Many systems have been developed to monitor daily feed consumption. However, the most common and widely practiced system is the use of feeding trays (nhá). Proper use of nhá depends on dedicated and experienced farm technicians. These technicians must interpret data on consumption at the nhá, shrimp size, estimated biomass/survival rate, weather conditions, and water quality at the time of feeding.

Nhá are typically square or round with 10cm high sides. This is important because when the nhá is slowly lifted, shrimp remain inside, allowing observation of their health status and size uniformity. Nhá are weighted to sink evenly without feed washing out.

Slowly lifting the nhá helps observe shrimp health and size uniformity, Indonesia

Nhá are attached to the ends of piers in the pond. The pier length should be at least 2m from the bank. Nhá should be placed 30-50cm from the pond bottom. Sturdy piers need to be built for technicians to easily operate and observe the shrimp.

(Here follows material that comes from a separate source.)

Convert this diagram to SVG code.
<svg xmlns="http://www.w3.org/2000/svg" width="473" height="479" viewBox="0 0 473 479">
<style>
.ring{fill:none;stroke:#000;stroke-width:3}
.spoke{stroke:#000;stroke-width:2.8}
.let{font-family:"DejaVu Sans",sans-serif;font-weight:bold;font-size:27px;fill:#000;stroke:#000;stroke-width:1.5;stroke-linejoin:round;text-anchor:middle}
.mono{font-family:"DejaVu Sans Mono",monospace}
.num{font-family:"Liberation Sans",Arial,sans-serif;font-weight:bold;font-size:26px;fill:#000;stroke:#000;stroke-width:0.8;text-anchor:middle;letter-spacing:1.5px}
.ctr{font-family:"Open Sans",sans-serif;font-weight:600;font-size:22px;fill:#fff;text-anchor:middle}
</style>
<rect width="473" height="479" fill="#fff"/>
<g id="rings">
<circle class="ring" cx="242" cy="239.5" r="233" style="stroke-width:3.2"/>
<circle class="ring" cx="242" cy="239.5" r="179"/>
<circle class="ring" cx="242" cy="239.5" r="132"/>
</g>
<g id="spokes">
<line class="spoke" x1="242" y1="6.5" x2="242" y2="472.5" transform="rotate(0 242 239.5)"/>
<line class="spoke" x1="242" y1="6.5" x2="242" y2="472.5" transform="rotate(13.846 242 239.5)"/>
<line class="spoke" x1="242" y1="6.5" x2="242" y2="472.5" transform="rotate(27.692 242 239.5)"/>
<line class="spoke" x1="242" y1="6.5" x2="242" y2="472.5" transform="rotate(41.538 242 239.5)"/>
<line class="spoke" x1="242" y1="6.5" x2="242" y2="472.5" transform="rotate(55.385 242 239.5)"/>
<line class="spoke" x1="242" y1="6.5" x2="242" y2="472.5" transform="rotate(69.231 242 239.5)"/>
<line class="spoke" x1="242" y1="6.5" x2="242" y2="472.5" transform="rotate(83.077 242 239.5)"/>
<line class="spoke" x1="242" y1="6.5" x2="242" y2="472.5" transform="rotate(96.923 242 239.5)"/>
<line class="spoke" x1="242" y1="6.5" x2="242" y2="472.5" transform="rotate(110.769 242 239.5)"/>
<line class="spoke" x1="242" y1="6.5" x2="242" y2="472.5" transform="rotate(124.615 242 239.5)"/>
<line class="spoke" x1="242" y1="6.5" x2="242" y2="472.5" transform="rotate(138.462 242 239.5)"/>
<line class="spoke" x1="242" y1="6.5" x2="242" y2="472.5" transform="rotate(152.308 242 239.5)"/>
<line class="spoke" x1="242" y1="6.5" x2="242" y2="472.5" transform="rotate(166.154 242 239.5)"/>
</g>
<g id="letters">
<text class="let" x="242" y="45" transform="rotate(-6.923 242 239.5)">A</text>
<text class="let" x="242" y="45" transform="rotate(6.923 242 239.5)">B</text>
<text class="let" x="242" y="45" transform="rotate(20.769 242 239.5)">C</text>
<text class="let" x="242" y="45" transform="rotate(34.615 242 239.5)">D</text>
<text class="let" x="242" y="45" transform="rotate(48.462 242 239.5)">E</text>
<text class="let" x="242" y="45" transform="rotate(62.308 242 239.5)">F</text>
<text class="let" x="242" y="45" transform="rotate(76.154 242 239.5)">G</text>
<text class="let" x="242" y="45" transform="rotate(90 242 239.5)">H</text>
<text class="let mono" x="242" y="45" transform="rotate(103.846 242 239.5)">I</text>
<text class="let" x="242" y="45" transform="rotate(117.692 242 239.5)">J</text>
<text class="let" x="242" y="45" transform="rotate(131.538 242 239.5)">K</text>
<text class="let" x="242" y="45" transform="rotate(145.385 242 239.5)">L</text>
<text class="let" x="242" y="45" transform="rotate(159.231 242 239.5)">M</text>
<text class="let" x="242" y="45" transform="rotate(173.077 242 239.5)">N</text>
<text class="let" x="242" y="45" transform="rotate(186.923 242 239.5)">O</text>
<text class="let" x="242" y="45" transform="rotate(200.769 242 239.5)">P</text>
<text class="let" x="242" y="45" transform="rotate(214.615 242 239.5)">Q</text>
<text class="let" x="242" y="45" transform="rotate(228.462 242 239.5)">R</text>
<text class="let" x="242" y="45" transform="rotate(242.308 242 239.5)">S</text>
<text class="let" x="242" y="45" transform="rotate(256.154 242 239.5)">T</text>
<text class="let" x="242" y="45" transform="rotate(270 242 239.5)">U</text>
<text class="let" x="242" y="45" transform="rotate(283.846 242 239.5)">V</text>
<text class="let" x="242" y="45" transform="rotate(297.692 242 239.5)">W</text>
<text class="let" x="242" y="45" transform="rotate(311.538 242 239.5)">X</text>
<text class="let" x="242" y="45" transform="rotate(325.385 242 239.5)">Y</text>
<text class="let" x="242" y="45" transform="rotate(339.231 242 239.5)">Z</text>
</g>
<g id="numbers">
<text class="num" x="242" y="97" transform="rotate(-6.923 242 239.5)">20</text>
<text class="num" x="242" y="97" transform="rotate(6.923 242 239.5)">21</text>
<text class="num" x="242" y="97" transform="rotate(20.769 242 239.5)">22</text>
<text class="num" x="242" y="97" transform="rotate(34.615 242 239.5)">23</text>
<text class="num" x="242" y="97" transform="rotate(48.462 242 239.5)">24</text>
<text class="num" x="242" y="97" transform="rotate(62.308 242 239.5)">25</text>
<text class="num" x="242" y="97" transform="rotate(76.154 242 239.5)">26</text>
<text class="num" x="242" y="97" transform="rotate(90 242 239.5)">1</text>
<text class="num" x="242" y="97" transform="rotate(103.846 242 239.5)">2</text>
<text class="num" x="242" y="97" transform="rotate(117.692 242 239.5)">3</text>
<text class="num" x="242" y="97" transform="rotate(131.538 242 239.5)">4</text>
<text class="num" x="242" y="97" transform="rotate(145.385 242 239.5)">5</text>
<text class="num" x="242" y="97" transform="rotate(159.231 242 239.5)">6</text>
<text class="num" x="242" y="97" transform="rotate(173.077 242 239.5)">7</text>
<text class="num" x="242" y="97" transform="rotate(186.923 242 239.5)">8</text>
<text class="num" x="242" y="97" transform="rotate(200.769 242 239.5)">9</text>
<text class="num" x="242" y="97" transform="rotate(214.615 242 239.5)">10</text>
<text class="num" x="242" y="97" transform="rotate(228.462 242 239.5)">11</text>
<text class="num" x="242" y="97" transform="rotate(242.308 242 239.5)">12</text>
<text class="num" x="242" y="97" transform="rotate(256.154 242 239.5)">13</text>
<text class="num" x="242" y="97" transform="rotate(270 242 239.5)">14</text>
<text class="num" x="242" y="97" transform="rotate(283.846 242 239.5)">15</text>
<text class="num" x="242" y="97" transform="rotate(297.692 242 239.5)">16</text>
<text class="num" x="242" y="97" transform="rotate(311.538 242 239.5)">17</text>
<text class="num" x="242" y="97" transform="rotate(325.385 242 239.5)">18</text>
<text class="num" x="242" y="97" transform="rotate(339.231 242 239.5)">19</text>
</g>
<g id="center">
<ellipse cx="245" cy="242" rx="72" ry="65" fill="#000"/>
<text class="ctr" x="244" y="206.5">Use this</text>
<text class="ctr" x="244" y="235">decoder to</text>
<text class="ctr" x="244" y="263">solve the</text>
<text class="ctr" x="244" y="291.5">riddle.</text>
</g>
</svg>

Solid concrete walkway for checking nhá, Indonesia

A minimum of 4 nhá should be used for a 0.5 ha pond (one nhá per side). Larger ponds require more nhá: 1 ha needs 6-8 nhá; 2-3 ha needs 8-10 nhá. To accurately calculate daily feed quantity, precise shrimp size (sampled by cast net) and accurate pond biomass (survival rate x stocking density x size, but this is difficult to estimate precisely) are needed.

Actual survival rates can range from 80% (due to poor transport and acclimation) to 120% (due to extra postlarvae provided as a bonus). Estimating survival rates from tables is unreliable. Biomass estimation should be based on the 3-day average of feed consumption to compensate for daily fluctuations. A skilled technician can estimate biomass within a 10% margin of error from the actual value. This is crucial for keeping FCR low, especially when survival rates are low.

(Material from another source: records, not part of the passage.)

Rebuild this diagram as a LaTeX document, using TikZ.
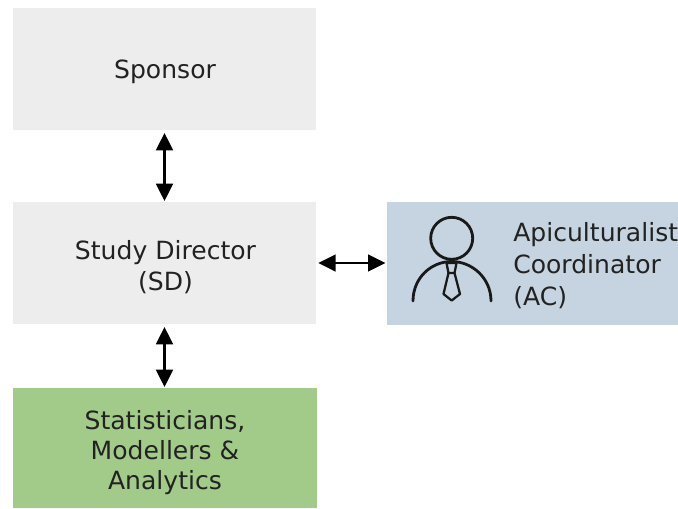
\documentclass[tikz,border=0pt]{standalone}
\usepackage{fontspec}
\setmainfont{DejaVu Sans}
\usetikzlibrary{arrows.meta}
\definecolor{boxgrey}{HTML}{EDEDED}
\definecolor{boxblue}{HTML}{C5D4E0}
\definecolor{boxgreen}{HTML}{A2CB8A}
\definecolor{ink}{HTML}{222222}
\tikzset{
  x=0.75pt,y=-0.75pt,
  blockbox/.style={draw=none,inner sep=0pt,minimum width=#1*0.75pt,align=center,text=ink},
  labeltext/.style={inner sep=0pt,align=center,text=ink,font=\fontsize{18.8pt}{#1pt}\selectfont},
  link/.style={line width=1.9pt,black,{Triangle[width=12.5pt,length=13pt]}-{Triangle[width=12.5pt,length=13pt]}},
  iconline/.style={line width=2.1pt,draw=black!90,line join=round,line cap=round}
}
\begin{document}
\begin{tikzpicture}
\useasboundingbox (0,0) rectangle (678,508);
\fill[white] (0,0) rectangle (678,508);
\node[blockbox=303,fill=boxgrey,minimum height=122*0.75pt] (sponsor) at (164.5,69) {};
\node[blockbox=303,fill=boxgrey,minimum height=122*0.75pt] (sd) at (164.5,263) {};
\node[blockbox=291,fill=boxblue,minimum height=123*0.75pt] (ac) at (532.5,263.5) {};
\node[blockbox=304,fill=boxgreen,minimum height=120*0.75pt] (stat) at (165,448) {};
\node[labeltext=22] (sponsortext) at (165,72) {Sponsor};
\node[labeltext=23] (sdtext) at (165.5,267) {Study Director\\(SD)};
\node[labeltext=22.2] (stattext) at (165,452.5) {Statisticians,\\Modellers \&\\Analytics};
\node[labeltext=24,anchor=west,align=left] (actext) at (513,266) {Apiculturalist\\Coordinator\\(AC)};
\draw[link,shorten <=2pt,shorten >=0.5pt] (sponsor.south) -- (sponsor.south |- sd.north);
\draw[link,shorten <=2pt,shorten >=0.5pt] (sd.south) -- (sd.south |- stat.north);
\draw[link,shorten <=1.5pt,shorten >=1pt] (sd.east) -- (sd.east -| ac.west);
\draw[iconline] (451.7,238.3) circle[radius=21];
\draw[iconline] (413,301) .. controls (413,278) and (431,261.5) .. (451.7,261.5) .. controls (472,261.5) and (491,278) .. (491,301);
\draw[iconline,line width=1.7pt] (446.5,263) -- (456.5,263) -- (454.5,273) -- (448.5,273) -- cycle;
\draw[iconline,line width=1.7pt] (448.5,273) -- (443.5,294) -- (451.7,300.5) -- (460,294) -- (454.5,273);
\end{tikzpicture}
\end{document}
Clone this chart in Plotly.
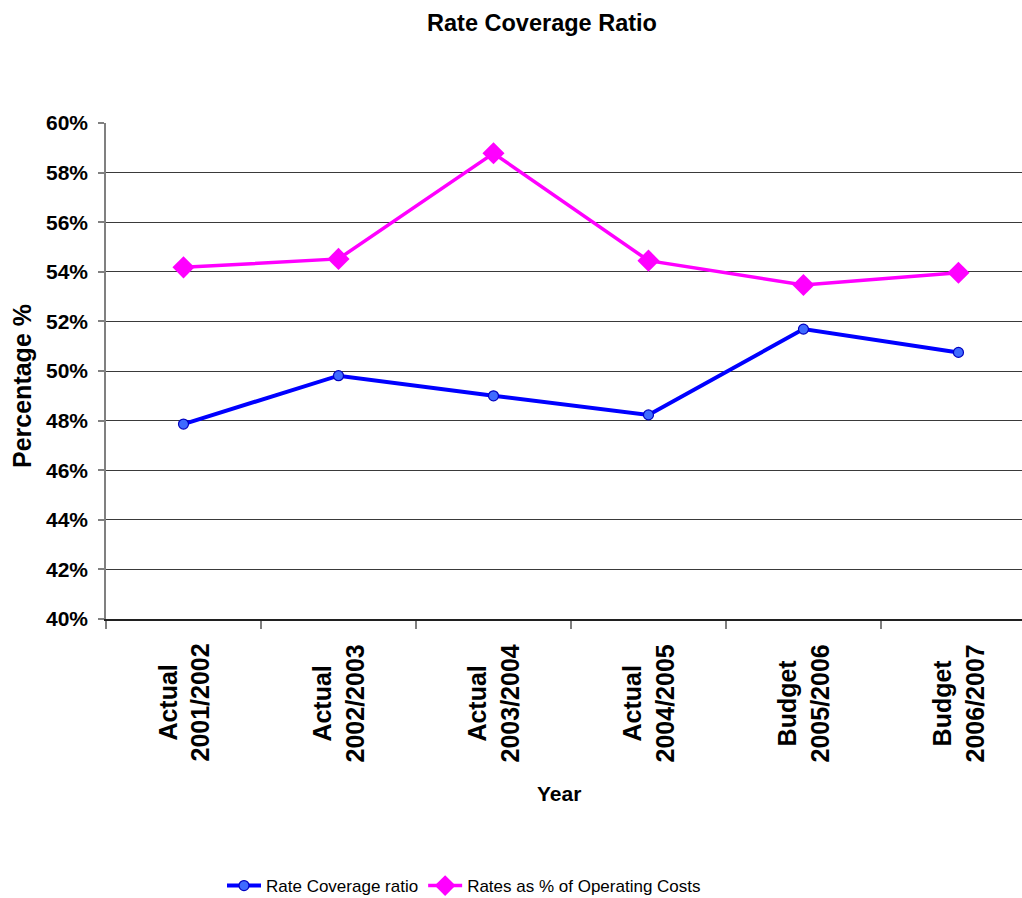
import plotly.graph_objects as go

# Financial years on the category axis
years = ["Actual 2001/2002", "Actual 2002/2003", "Actual 2003/2004",
         "Actual 2004/2005", "Budget 2005/2006", "Budget 2006/2007"]
year_labels = ["Actual<br>2001/2002", "Actual<br>2002/2003", "Actual<br>2003/2004",
               "Actual<br>2004/2005", "Budget<br>2005/2006", "Budget<br>2006/2007"]

# Series values in percent
rate_coverage = [47.86, 49.81, 49.00, 48.23, 51.69, 50.75]
rates_pct_opex = [54.18, 54.52, 58.78, 54.45, 53.47, 53.96]

y_ticks = [40, 42, 44, 46, 48, 50, 52, 54, 56, 58, 60]
y_tick_text = [f"{v}%" for v in y_ticks]

FONT = "Liberation Sans, Arial, sans-serif"

fig = go.Figure()
fig.add_trace(go.Scatter(
    x=years, y=rate_coverage, name="Rate Coverage ratio",
    mode="lines+markers",
    line=dict(color="#0000FF", width=4),
    marker=dict(symbol="circle", size=10, color="#3F6BFF",
                line=dict(color="#0000C0", width=1.2)),
))
fig.add_trace(go.Scatter(
    x=years, y=rates_pct_opex, name="Rates as % of Operating Costs",
    mode="lines+markers",
    line=dict(color="#FF00FF", width=3.5),
    marker=dict(symbol="diamond", size=17, color="#FF00FF",
                line=dict(width=0)),
))

W, H = 1022, 898
L, R, T, B = 106, 0, 123, 279
plot_w = W - L - R
plot_h = H - T - B

# Category labels written sideways under each tick slot
for yr, lab in zip(years, year_labels):
    fig.add_annotation(
        x=yr, xref="x", y=(0 - 84) / plot_h, yref="paper",
        text=lab, textangle=-90, showarrow=False,
        xanchor="center", yanchor="middle", align="center",
        font=dict(family=FONT, size=25, color="black", weight="bold"),
    )

# Axis titles
fig.add_annotation(
    x=(22 - L) / plot_w, xref="paper", y=(619 - 386) / plot_h, yref="paper",
    text="Percentage %", textangle=-90, showarrow=False,
    xanchor="center", yanchor="middle",
    font=dict(family=FONT, size=25, color="black", weight="bold"),
)
fig.add_annotation(
    x=(559 - L) / plot_w, xref="paper", y=(619 - 793) / plot_h, yref="paper",
    text="Year", showarrow=False, xanchor="center", yanchor="middle",
    font=dict(family=FONT, size=21, color="black", weight="bold"),
)

fig.update_layout(
    width=W, height=H,
    margin=dict(l=L, r=R, t=T, b=B, pad=0, autoexpand=False),
    paper_bgcolor="white", plot_bgcolor="white",
    title=dict(text="Rate Coverage Ratio", x=542 / W, xanchor="center",
               y=1 - 23 / H, yanchor="middle",
               font=dict(family=FONT, size=23.5, color="black", weight="bold")),
    showlegend=True,
    legend=dict(orientation="h", x=(222 - L) / plot_w, xanchor="left",
                y=(619 - 886) / plot_h, yanchor="middle",
                font=dict(family=FONT, size=17, color="black"),
                itemwidth=34, tracegroupgap=0),
    xaxis=dict(
        type="category", range=[-0.5, 5.41],
        showticklabels=False, tickson="boundaries",
        ticks="outside", ticklen=8, tickcolor="#808080", tickwidth=1.5,
        showgrid=False, showline=True, linecolor="#202020", linewidth=1.5,
        zeroline=False,
    ),
    yaxis=dict(
        range=[40, 60], tickmode="array", tickvals=y_ticks, ticktext=y_tick_text,
        ticks="outside", ticklen=6, tickcolor="#808080", tickwidth=1.5,
        ticklabelstandoff=6,
        tickfont=dict(family=FONT, size=21, color="black", weight="bold"),
        showgrid=True, gridcolor="#3A3A3A", gridwidth=1.2,
        showline=True, linecolor="#808080", linewidth=1.5,
        zeroline=False,
    ),
)

fig.write_html("out.html")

Consumption Levels at Feeding Trays (nhá)

This is a tool to estimate biomass and survival rate in conjunction with sampling shrimp weight using a cast net. Biomass estimation is also important at harvest to determine the number of transport containers and the amount of ice needed.

Pond technicians will need: the 3-day average feed consumption, initial stocking density, average body weight (ABW) of shrimp, and a feeding table to perform the following calculations:

Biomass (kg) = 3-day average consumption (kg) / % Feeding rate according to shrimp size.